Inspired by what she’s learned at SMU, and the many opportunities she’s had to study abroad, Roza plans to pay it forward by pursuing a master's degree in human rights at the London School of Economics. There she’ll pursue a career in international human rights law – a field she says can help many more families like hers around the globe.

Roza’s decision to attend SMU followed a unique and transformative opportunity the University gave the Wylie High School graduate in 2009: The chance to meet one-on-one with her leadership role model, Condoleezza Rice. (For a related story, go here.)

During her SMU academic career, Roza earned a Bill and Melinda Gates Scholarship, Hunt Leadership Scholarship, SMU Mustang Scholarship, a Richter International Research Fellowship and numerous other honor society and leadership accolades – all of which helped her study in South Africa, Ethiopia, Rwanda, Copenhagen, Eastern Europe and El Salvador.

SMU grad Roza Essaw, far left, will earn academic degrees in May 2013 along with her sister, mother and father.
SMU graduate Roza Essaw (far left) received academic degrees in May 2013 along with her sister, mother and father.

“The Rwanda trip especially took an emotional toll on me,” Roza says. “Every step you take on the street is somehow impacted by genocide. You get to the point where you just assume that everyone you talk to has lost somebody in their lives. But I finally realized that if these women could be so courageous, then what am I sitting down and crying for? Their courage and bravery is what inspires me daily.”

“Roza is the epitome of a young compassionate person who wants to get into this world and change it for the better,” says Rick Halperin, director of SMU's Embrey Human Rights Program. “She is the essence of what future world leaders will hopefully be all about.”
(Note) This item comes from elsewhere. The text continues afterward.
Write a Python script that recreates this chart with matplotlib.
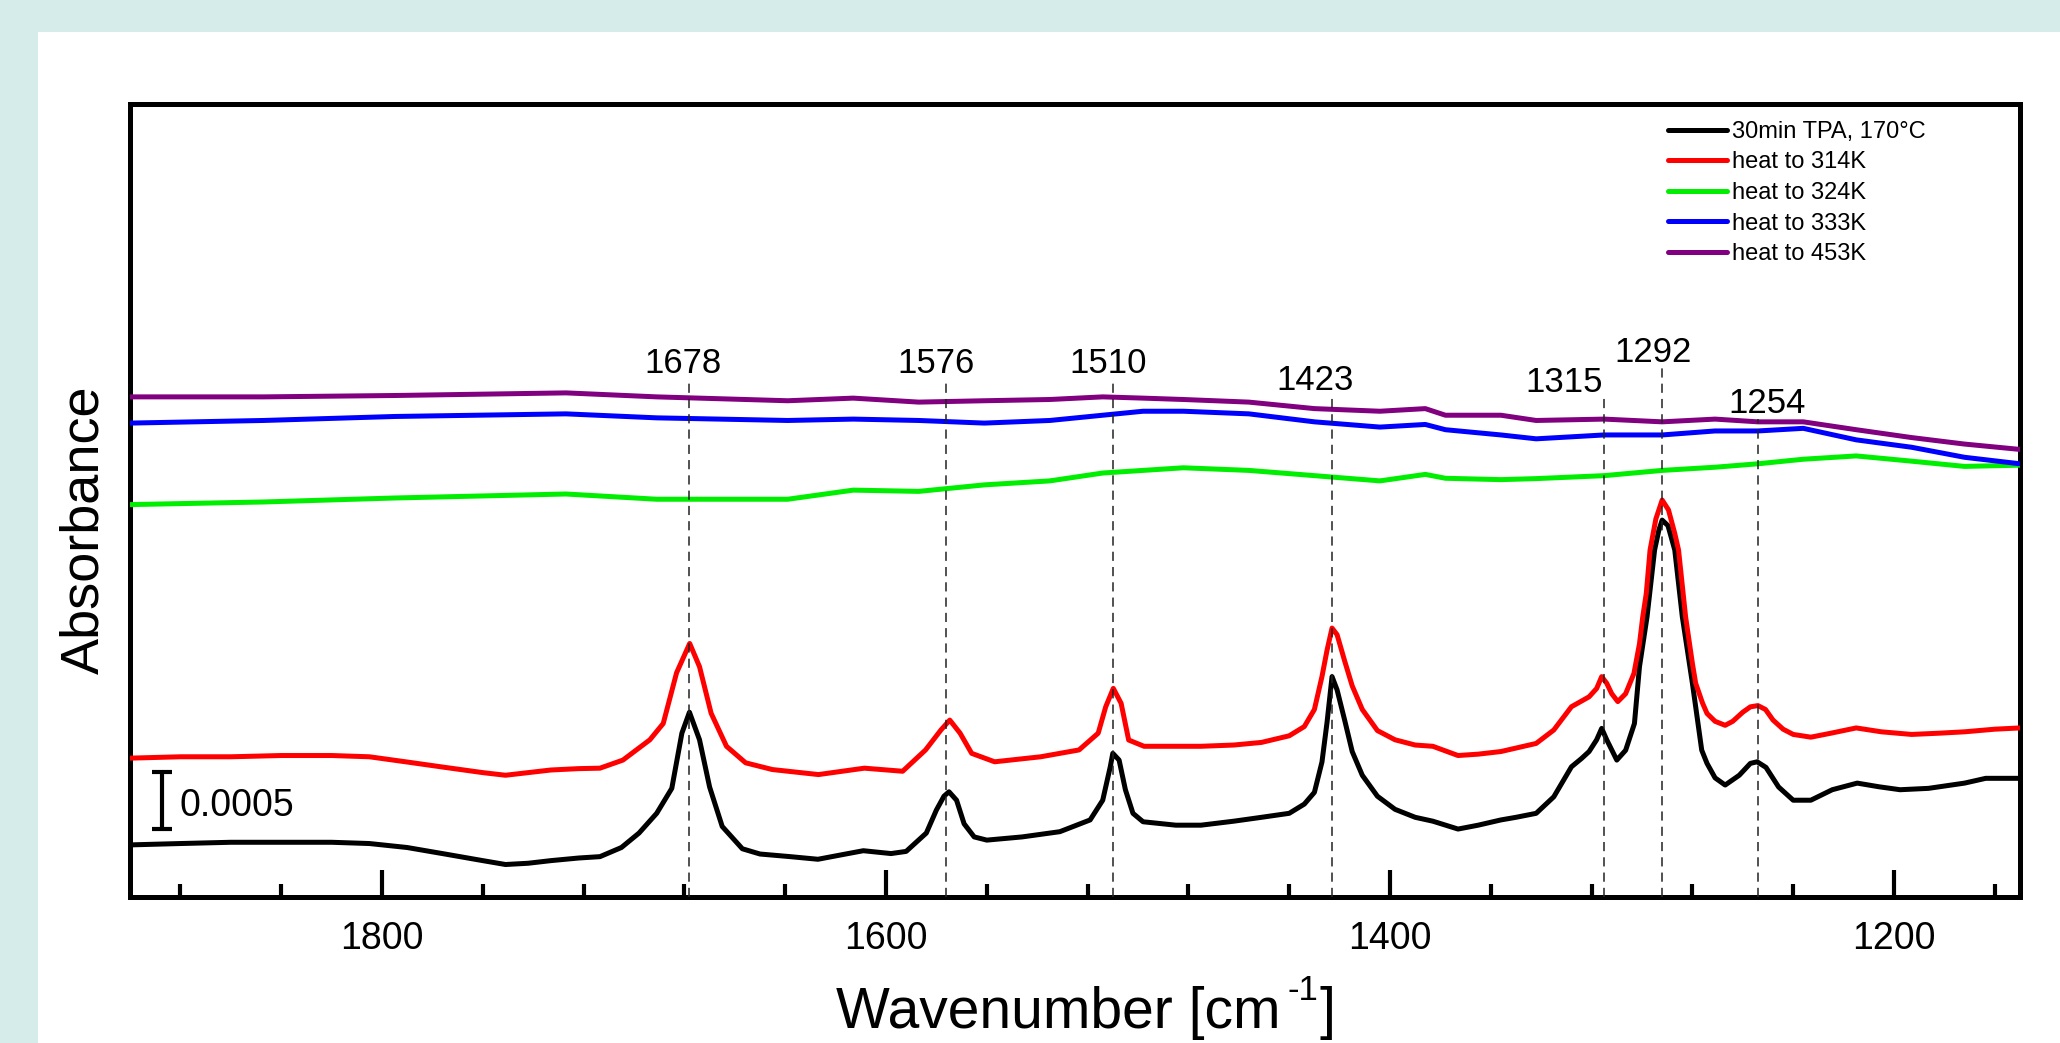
import numpy as np
import matplotlib
matplotlib.use("Agg")
import matplotlib.pyplot as plt
from matplotlib.patches import Rectangle
from matplotlib.ticker import MultipleLocator

plt.rcParams['font.family'] = ['Liberation Sans', 'DejaVu Sans']

# ---------------- data (absorbance, in units of 1e-3) ----------------
wn_black = [1900, 1880, 1860, 1840, 1820, 1805, 1790, 1775, 1760, 1751,
            1742, 1733, 1722, 1713.5, 1705, 1698, 1691, 1685, 1681, 1678,
            1674, 1670, 1665, 1657, 1650, 1638, 1627, 1616, 1609, 1598,
            1592, 1584, 1580, 1577, 1575, 1572, 1569, 1565, 1560, 1546,
            1531, 1519, 1514, 1511, 1510, 1507.5, 1505, 1502, 1498, 1485,
            1475, 1462, 1451, 1440, 1434, 1430, 1427, 1425, 1423, 1421,
            1418, 1415, 1411, 1405, 1398, 1390, 1383, 1373, 1365, 1356,
            1350, 1342, 1335, 1328, 1324, 1321, 1318, 1316, 1314, 1310,
            1306.5, 1303, 1301, 1298, 1295, 1293.3, 1292, 1289.7, 1287, 1284,
            1280, 1276.3, 1274.2, 1271, 1267, 1261.4, 1257, 1254.3, 1250.8, 1245.8,
            1240, 1233, 1224.5, 1214.6, 1206, 1197.6, 1186.3, 1172, 1163.6, 1150]
tpa_170C = [0.457, 0.469, 0.480, 0.480, 0.480, 0.469, 0.434, 0.377, 0.319, 0.285,
            0.296, 0.319, 0.342, 0.354, 0.434, 0.561, 0.734, 0.953, 1.437, 1.621,
            1.379, 0.965, 0.619, 0.423, 0.377, 0.354, 0.331, 0.377, 0.406, 0.381,
            0.400, 0.561, 0.763, 0.884, 0.923, 0.849, 0.642, 0.527, 0.499, 0.527,
            0.573, 0.676, 0.849, 1.143, 1.260, 1.201, 0.941, 0.734, 0.660, 0.630,
            0.630, 0.665, 0.699, 0.734, 0.815, 0.918, 1.184, 1.529, 1.933, 1.817,
            1.552, 1.276, 1.068, 0.884, 0.769, 0.699, 0.665, 0.596, 0.630, 0.676,
            0.699, 0.734, 0.879, 1.142, 1.215, 1.276, 1.379, 1.479, 1.379, 1.201,
            1.287, 1.522, 2.020, 2.458, 3.044, 3.219, 3.306, 3.258, 3.044, 2.458,
            1.875, 1.288, 1.172, 1.045, 0.982, 1.068, 1.172, 1.186, 1.137, 0.965,
            0.849, 0.849, 0.941, 0.999, 0.967, 0.941, 0.953, 0.999, 1.041, 1.041]

wn_red = [1900, 1880, 1860, 1840, 1820, 1805, 1790, 1775, 1760, 1751,
          1742, 1733, 1722, 1713.5, 1704.4, 1693.7, 1688.4, 1683.1, 1677.9, 1674,
          1669.4, 1663.3, 1655.7, 1645.1, 1626.8, 1608.6, 1593.4, 1584.3, 1578.2, 1574.7,
          1570.6, 1566, 1556.9, 1538.6, 1523.4, 1515.8, 1512.8, 1509.8, 1506.7, 1503.7,
          1497.6, 1475.1, 1462, 1451, 1440, 1434, 1430, 1427, 1425, 1423,
          1421, 1418, 1415, 1411, 1405, 1398, 1390, 1383, 1373, 1365,
          1356, 1342, 1335, 1328, 1321, 1318, 1316, 1314, 1312, 1309.6,
          1306.5, 1303.2, 1301, 1299.7, 1298.3, 1296.8, 1294.5, 1292, 1289.5, 1287,
          1285.5, 1282.7, 1280, 1278.7, 1276, 1274.2, 1271, 1267, 1264, 1260,
          1257, 1254, 1251, 1248, 1244, 1240, 1233, 1225, 1215, 1205,
          1193, 1182, 1172, 1160, 1150]
heat_314K = [1.218, 1.230, 1.230, 1.241, 1.241, 1.230, 1.184, 1.137, 1.091, 1.068,
             1.091, 1.114, 1.126, 1.130, 1.201, 1.379, 1.522, 1.967, 2.224, 2.020,
             1.612, 1.322, 1.177, 1.118, 1.074, 1.130, 1.103, 1.290, 1.465, 1.552,
             1.437, 1.260, 1.186, 1.230, 1.290, 1.437, 1.669, 1.830, 1.699, 1.377,
             1.322, 1.322, 1.333, 1.356, 1.414, 1.495, 1.645, 1.933, 2.163, 2.359,
             2.301, 2.071, 1.852, 1.645, 1.460, 1.379, 1.333, 1.322, 1.241, 1.253,
             1.276, 1.347, 1.465, 1.669, 1.756, 1.829, 1.933, 1.875, 1.783, 1.714,
             1.783, 1.961, 2.221, 2.458, 2.663, 3.044, 3.316, 3.482, 3.396, 3.189,
             3.044, 2.458, 2.048, 1.875, 1.702, 1.610, 1.541, 1.506, 1.541, 1.621,
             1.668, 1.679, 1.645, 1.552, 1.472, 1.426, 1.402, 1.437, 1.483, 1.449,
             1.426, 1.437, 1.449, 1.472, 1.483]

wn_flat = [1900, 1847, 1795, 1727, 1691, 1639, 1613, 1587, 1561, 1535,
           1514, 1498, 1482, 1456, 1430, 1404, 1386, 1378, 1356, 1342,
           1315, 1292, 1271, 1254, 1236, 1215, 1193, 1172, 1150]
heat_324K = [3.442, 3.465, 3.500, 3.535, 3.489, 3.489, 3.569, 3.558, 3.615, 3.650,
             3.719, 3.742, 3.765, 3.742, 3.696, 3.650, 3.707, 3.673, 3.661, 3.670,
             3.696, 3.742, 3.770, 3.800, 3.840, 3.869, 3.823, 3.777, 3.788]
heat_333K = [4.157, 4.180, 4.215, 4.238, 4.203, 4.180, 4.192, 4.180, 4.157, 4.180,
             4.226, 4.261, 4.261, 4.238, 4.168, 4.122, 4.145, 4.099, 4.053, 4.019,
             4.053, 4.053, 4.088, 4.088, 4.111, 4.010, 3.945, 3.857, 3.800]
heat_453K = [4.387, 4.387, 4.399, 4.422, 4.387, 4.353, 4.376, 4.341, 4.353, 4.364,
             4.387, 4.376, 4.364, 4.341, 4.284, 4.261, 4.284, 4.226, 4.226, 4.180,
             4.192, 4.168, 4.192, 4.168, 4.168, 4.099, 4.030, 3.973, 3.926]

series_labels = ['30min TPA, 170°C', 'heat to 314K', 'heat to 324K',
                 'heat to 333K', 'heat to 453K']

peaks = [1678, 1576, 1510, 1423, 1315, 1292, 1254]
peak_labels = ['1678', '1576', '1510', '1423', '1315', '1292', '1254']

scale_bar = 0.0005

# ---------------- layout / style ----------------
W, H = 2060, 1043
colors = ['#000000', '#ff0000', '#00ee00', '#0000ff', '#800080']
label_base = [4.597, 4.597, 4.597, 4.447, 4.430, 4.693, 4.246]   # label baseline (1e-3 units)
label_dx = [2.6, 4.2, 1.9, 6.8, 16.0, 3.6, -3.6]                  # label centre offset (cm-1)

fig = plt.figure(figsize=(W / 100, H / 100), dpi=100, facecolor='#d5ecea')
fig.patches.append(Rectangle((38 / W, 0), 1 - 38 / W, (H - 32) / H,
                             transform=fig.transFigure, facecolor='white',
                             edgecolor='none', zorder=-10))

ax = fig.add_axes([130 / W, (H - 897) / H, (2020 - 130) / W, (897 - 104) / H])
ax.set_facecolor('white')

xs = [wn_black, wn_red, wn_flat, wn_flat, wn_flat]
ys = [tpa_170C, heat_314K, heat_324K, heat_333K, heat_453K]
for x, y, c, lab in zip(xs, ys, colors, series_labels):
    ax.plot(x, np.asarray(y) * 1e-3, color=c, lw=3.6, label=lab,
            solid_joinstyle='round', solid_capstyle='round', zorder=3)

# peak markers
for p, t, yb, dx in zip(peaks, peak_labels, label_base, label_dx):
    ax.plot([p, p], [0, (yb - 0.05) * 1e-3], color='#222222', lw=1.1,
            ls=(0, (6, 4)), zorder=4)
    ax.text(p + dx, yb * 1e-3, t, fontsize=25, ha='center', va='baseline', zorder=5)

# scale bar
sb_x, sb_y0 = 1887.3, 0.000597
ax.errorbar([sb_x], [sb_y0 + scale_bar / 2], yerr=[scale_bar / 2], fmt='none',
            ecolor='black', elinewidth=3, capsize=7.5, capthick=3, zorder=5)
ax.text(1880.2, 0.000798, '0.0005', fontsize=27, ha='left', va='center')

ax.set_xlim(1900, 1150)
ax.set_ylim(0, 6.956e-3)
ax.xaxis.set_major_locator(MultipleLocator(200))
ax.xaxis.set_minor_locator(MultipleLocator(40))
ax.tick_params(axis='x', which='major', direction='in', length=19.5, width=3,
               labelsize=27, pad=17, top=False)
ax.tick_params(axis='x', which='minor', direction='in', length=9.5, width=3, top=False)
ax.set_yticks([])
for s in ax.spines.values():
    s.set_linewidth(3.6)

# x label: "Wavenumber [cm" + superscript "-1" + "]"
t1 = fig.text(836 / W, (H - 1028) / H, 'Wavenumber [cm', ha='left',
              va='baseline', fontsize=41)
sup = ax.annotate('-1', xy=(1, 0), xycoords=t1, xytext=(5, 28.7),
                  textcoords='offset points', ha='left', va='baseline', fontsize=25)
ax.annotate(']', xy=(1, 0), xycoords=sup, xytext=(1, -14.7),
            textcoords='offset points', ha='left', va='baseline', fontsize=41)

fig.text(84 / W, (H - 530) / H, 'Absorbance', rotation=90, ha='center',
         va='center', fontsize=39)

ax.legend(loc='upper left', bbox_to_anchor=(1668 / W, (H - 121) / H),
          bbox_transform=fig.transFigure, frameon=False, fontsize=17,
          handlelength=2.5, handletextpad=0.2, labelspacing=0.36,
          borderpad=0, borderaxespad=0)

fig.savefig('out.png', dpi=100, facecolor=fig.get_facecolor())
Roza, named Outstanding Senior Woman by the SMU Mothers’ and Dads’ Clubs, has served on SMU’s student senate and held many roles in community service and ministry programs. She also has completed internships with the U.S. Department of Justice and Woodrow Wilson International Center for Scholars in Washington, D.C., and, since 2011, SMU’s Cary M. Maguire Center for Ethics and Public Responsibility, with whom she plans to work this summer to help supplement the cost of her move to London.

Whatever one chooses to do in life should be done to the fullest, Roza says.

“You don’t know what you can accomplish unless you take yourself out of your comfort zone,” she says. “My parents, who have inspired me the most, are living examples of that.”